**WHAT YOU WILL DO**
Using the listing below, give again exactly the lines from the line with "Convert this chart to Plotly code." to the line with "W, H = 702, 696", inclusive, without the pictures.

**EXERCISE MATERIALS**

== == ==

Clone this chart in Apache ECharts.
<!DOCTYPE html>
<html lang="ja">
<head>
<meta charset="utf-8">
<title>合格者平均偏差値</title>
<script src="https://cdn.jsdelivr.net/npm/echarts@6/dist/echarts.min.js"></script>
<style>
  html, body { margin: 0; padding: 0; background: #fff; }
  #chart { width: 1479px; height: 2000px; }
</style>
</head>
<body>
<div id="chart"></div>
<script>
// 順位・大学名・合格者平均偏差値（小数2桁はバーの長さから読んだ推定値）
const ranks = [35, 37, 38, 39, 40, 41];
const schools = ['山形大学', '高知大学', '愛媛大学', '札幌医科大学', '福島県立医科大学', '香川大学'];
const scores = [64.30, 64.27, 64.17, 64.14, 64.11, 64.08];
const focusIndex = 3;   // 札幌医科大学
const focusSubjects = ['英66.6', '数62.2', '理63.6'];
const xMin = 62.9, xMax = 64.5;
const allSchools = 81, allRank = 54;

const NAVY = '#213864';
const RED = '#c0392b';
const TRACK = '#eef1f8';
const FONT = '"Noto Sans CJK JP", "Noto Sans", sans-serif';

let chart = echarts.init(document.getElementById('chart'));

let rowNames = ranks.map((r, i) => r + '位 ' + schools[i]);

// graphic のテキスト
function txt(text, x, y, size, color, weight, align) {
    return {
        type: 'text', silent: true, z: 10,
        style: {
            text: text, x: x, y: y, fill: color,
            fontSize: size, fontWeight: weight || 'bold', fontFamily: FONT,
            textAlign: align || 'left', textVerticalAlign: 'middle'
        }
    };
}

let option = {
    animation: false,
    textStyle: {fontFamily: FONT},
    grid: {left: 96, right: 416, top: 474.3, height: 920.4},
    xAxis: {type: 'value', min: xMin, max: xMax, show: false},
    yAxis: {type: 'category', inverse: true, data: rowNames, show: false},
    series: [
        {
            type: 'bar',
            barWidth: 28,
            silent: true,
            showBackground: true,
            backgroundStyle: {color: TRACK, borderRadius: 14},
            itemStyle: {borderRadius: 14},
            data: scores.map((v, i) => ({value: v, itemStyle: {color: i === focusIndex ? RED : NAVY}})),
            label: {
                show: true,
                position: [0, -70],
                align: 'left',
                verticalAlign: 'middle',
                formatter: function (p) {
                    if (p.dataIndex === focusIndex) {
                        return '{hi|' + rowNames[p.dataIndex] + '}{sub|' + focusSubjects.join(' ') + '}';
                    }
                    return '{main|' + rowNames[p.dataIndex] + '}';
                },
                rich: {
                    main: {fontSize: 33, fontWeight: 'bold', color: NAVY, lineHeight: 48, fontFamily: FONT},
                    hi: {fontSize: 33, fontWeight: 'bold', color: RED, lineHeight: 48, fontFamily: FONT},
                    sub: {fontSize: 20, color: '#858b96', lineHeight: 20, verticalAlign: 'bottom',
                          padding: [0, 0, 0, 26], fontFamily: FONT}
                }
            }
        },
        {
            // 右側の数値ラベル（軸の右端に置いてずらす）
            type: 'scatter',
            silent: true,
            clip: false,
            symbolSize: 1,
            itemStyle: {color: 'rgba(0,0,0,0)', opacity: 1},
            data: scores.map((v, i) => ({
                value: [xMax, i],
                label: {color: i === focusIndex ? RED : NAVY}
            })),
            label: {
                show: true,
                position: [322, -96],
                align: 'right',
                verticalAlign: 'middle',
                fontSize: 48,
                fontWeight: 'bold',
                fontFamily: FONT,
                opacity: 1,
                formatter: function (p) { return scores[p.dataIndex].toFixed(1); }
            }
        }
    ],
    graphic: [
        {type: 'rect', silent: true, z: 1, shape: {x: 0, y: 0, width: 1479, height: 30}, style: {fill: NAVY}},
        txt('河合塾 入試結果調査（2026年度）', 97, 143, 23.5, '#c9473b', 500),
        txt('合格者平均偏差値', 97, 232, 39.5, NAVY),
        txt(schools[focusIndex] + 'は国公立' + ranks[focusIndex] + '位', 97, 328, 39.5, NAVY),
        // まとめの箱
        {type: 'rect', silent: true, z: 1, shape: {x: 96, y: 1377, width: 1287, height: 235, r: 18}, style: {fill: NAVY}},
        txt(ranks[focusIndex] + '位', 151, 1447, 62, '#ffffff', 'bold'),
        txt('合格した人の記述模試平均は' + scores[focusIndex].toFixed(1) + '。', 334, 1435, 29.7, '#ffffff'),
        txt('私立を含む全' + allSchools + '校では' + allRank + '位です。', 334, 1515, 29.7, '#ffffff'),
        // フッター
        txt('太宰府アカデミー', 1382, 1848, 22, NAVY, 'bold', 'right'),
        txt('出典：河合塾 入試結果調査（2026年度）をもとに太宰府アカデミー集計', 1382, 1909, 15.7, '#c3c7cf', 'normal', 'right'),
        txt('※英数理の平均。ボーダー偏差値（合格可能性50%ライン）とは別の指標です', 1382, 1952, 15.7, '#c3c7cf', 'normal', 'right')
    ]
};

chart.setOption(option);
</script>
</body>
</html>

== == ==

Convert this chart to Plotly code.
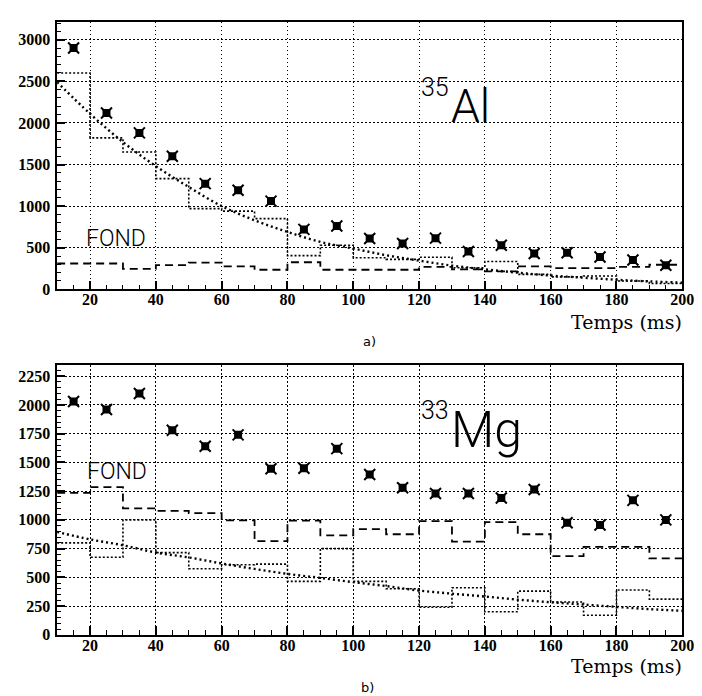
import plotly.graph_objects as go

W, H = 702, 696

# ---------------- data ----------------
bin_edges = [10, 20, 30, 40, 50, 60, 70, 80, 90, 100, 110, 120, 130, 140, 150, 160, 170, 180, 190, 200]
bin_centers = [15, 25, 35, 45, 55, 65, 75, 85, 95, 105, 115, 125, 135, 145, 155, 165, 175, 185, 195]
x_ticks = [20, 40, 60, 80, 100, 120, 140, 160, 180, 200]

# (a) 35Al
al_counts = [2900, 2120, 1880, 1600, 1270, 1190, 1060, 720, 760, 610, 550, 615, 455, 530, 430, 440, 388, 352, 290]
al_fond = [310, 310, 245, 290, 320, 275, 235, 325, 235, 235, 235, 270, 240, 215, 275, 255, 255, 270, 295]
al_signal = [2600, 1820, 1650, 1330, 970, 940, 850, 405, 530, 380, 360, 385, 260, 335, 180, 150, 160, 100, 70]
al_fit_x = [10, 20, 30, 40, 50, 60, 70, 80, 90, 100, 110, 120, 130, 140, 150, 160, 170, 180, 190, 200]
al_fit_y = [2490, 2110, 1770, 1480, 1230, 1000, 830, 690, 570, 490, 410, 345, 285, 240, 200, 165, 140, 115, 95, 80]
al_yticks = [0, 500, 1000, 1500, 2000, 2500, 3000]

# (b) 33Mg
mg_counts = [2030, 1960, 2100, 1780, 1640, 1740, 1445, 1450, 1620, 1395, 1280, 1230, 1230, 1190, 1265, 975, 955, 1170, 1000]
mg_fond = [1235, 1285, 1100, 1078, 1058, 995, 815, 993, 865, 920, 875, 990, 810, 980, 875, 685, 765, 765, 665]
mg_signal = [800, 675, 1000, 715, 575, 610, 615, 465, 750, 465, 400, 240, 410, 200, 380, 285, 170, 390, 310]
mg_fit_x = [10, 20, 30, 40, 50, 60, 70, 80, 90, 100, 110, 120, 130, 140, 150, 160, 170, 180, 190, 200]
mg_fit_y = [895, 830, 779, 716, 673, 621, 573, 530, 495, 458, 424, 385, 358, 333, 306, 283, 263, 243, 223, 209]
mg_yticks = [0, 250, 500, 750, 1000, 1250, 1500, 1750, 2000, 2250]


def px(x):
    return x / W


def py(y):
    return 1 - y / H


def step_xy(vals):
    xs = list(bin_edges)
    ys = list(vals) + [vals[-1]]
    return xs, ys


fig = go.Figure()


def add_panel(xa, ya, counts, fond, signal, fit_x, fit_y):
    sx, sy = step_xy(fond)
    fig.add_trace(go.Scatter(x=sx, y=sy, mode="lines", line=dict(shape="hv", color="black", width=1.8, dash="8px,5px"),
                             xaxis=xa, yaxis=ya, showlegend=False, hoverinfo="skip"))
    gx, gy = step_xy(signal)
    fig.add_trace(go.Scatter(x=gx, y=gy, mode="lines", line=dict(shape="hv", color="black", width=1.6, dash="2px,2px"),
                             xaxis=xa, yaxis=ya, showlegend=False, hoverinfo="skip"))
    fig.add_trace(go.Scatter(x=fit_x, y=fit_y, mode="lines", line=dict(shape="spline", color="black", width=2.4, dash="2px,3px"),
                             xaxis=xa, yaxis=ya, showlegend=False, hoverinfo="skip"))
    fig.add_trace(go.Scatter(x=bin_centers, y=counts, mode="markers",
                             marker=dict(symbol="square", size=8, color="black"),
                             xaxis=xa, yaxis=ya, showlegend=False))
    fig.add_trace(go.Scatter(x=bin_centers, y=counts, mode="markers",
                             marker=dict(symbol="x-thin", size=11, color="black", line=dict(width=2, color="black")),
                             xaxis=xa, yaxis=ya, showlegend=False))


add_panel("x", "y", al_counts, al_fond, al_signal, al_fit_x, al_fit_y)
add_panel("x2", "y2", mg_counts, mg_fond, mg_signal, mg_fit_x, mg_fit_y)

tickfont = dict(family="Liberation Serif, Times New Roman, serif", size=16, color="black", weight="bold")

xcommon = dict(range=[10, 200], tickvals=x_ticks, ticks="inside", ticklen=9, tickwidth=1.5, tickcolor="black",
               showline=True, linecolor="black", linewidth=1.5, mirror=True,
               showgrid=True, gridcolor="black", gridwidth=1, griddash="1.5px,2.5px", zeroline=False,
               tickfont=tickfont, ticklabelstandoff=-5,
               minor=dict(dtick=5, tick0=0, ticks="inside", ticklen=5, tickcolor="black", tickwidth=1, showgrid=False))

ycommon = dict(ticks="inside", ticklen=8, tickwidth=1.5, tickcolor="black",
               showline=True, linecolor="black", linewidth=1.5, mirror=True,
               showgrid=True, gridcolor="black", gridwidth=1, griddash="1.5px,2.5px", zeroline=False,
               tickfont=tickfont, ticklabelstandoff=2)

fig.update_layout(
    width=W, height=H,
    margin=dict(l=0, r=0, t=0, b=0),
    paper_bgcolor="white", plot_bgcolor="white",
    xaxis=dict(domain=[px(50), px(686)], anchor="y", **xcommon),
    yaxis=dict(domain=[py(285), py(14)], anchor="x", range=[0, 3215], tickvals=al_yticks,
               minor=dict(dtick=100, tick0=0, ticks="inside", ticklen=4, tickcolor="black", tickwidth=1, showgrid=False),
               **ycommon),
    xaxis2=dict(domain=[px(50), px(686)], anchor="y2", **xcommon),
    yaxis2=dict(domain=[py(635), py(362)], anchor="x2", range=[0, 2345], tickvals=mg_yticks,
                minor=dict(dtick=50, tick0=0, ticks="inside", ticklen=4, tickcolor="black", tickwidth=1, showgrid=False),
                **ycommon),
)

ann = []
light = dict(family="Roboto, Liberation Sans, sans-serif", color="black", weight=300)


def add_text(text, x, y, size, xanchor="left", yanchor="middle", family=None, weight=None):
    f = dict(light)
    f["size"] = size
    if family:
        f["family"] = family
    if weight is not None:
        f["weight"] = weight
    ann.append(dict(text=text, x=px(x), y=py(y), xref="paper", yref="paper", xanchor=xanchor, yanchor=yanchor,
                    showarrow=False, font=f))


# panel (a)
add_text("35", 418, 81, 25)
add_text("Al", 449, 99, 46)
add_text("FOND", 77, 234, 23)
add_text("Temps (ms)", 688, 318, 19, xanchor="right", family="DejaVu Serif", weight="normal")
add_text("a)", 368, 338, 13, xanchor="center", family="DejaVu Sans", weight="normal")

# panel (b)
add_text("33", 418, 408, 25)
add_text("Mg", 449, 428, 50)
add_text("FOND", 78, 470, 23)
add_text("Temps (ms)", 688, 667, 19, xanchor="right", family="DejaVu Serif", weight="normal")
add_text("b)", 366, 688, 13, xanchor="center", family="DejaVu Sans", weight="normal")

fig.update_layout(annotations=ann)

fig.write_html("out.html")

== == ==

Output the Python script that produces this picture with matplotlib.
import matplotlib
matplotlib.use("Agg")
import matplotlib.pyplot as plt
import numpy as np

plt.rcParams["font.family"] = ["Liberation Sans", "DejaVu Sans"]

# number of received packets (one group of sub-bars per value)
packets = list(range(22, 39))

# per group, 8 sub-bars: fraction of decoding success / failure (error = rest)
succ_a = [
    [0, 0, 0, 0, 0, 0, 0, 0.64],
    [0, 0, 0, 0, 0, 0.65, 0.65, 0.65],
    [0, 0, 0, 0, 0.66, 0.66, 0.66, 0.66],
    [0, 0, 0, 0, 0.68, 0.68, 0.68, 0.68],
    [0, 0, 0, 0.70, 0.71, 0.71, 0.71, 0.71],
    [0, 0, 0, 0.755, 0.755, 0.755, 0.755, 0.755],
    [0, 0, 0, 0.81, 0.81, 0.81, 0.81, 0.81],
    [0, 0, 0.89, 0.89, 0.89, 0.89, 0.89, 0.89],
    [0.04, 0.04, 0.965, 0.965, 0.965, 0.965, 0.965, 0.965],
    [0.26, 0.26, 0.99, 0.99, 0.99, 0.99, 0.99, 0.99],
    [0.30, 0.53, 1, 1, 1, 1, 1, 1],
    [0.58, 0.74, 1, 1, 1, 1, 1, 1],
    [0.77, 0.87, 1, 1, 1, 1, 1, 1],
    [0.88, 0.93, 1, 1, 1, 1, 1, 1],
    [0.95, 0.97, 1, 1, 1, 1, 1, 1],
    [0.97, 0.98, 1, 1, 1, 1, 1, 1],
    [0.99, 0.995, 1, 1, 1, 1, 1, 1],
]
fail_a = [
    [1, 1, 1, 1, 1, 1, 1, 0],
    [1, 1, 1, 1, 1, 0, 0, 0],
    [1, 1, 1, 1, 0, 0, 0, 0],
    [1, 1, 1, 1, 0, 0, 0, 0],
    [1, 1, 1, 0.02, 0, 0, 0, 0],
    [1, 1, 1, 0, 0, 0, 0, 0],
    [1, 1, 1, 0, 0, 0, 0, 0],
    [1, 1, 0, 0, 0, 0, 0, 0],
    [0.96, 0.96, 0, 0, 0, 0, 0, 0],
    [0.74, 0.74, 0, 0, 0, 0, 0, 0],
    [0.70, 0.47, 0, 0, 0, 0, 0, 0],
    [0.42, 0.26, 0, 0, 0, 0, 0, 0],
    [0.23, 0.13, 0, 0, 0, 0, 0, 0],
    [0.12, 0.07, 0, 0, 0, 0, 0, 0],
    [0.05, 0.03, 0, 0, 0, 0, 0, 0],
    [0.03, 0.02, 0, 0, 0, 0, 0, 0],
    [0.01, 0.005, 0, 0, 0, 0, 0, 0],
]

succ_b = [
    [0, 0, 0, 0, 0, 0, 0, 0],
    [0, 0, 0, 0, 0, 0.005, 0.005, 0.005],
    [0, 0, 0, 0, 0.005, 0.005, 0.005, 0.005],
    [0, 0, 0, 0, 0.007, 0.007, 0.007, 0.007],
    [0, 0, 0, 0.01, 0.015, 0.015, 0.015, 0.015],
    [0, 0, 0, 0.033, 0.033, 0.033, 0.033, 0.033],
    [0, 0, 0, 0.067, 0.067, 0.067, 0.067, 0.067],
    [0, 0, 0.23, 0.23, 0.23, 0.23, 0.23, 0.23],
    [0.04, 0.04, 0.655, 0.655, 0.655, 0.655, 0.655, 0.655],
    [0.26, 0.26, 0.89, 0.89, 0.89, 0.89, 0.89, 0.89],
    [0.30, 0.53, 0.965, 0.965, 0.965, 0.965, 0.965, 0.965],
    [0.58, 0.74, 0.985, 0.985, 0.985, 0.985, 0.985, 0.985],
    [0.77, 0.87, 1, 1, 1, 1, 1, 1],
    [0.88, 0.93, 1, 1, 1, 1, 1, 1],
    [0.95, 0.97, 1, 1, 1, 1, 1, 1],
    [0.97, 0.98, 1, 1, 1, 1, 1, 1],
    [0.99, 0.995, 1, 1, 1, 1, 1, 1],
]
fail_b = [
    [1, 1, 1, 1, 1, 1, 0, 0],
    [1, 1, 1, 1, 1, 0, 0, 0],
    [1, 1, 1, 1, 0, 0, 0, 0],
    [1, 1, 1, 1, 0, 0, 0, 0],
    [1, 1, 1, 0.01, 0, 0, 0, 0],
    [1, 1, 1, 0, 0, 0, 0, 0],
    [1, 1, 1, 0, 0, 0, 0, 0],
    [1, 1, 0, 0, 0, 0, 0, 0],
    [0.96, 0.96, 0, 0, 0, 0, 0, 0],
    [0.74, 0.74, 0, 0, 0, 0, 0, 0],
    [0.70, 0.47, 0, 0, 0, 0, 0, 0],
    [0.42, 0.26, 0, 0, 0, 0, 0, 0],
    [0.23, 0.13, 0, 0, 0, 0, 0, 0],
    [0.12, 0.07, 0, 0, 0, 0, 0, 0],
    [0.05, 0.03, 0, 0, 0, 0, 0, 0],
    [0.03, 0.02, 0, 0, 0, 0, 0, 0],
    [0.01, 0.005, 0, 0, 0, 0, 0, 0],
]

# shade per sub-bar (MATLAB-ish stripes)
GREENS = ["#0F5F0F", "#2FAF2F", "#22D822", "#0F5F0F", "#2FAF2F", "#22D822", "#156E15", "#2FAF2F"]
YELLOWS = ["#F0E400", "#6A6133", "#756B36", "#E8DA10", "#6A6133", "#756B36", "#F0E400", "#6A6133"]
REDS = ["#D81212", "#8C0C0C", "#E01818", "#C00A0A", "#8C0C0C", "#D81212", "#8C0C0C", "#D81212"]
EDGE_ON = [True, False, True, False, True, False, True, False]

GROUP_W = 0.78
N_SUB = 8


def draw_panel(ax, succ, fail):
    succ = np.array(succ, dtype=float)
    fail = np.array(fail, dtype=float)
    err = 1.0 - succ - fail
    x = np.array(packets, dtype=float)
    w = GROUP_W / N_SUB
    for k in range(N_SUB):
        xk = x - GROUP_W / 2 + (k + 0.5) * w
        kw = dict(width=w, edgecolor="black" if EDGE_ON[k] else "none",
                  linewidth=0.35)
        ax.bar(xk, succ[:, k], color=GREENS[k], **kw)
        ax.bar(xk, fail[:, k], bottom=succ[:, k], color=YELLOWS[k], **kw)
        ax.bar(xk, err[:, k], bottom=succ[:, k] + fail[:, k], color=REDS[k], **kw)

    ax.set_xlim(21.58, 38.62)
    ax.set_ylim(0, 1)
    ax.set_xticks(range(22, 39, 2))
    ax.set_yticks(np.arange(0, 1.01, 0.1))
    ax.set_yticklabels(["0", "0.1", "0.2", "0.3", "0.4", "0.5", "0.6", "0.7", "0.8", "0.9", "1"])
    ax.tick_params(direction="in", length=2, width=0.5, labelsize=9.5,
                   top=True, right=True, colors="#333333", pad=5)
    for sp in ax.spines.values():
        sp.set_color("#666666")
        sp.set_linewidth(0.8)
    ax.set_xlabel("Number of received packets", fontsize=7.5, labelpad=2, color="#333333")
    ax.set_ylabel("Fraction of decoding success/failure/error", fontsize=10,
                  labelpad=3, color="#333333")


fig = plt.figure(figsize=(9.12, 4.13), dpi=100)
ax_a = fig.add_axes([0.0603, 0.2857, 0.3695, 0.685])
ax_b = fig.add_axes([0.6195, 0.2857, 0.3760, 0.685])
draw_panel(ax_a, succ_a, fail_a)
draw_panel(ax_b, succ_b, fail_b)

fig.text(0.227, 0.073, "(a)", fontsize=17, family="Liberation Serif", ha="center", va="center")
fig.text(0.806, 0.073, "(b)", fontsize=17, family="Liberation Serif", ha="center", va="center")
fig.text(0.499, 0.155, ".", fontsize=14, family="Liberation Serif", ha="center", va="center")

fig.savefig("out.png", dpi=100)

== == ==

**ANSWER BELOW**
Convert this chart to Plotly code.
import plotly.graph_objects as go

W, H = 702, 696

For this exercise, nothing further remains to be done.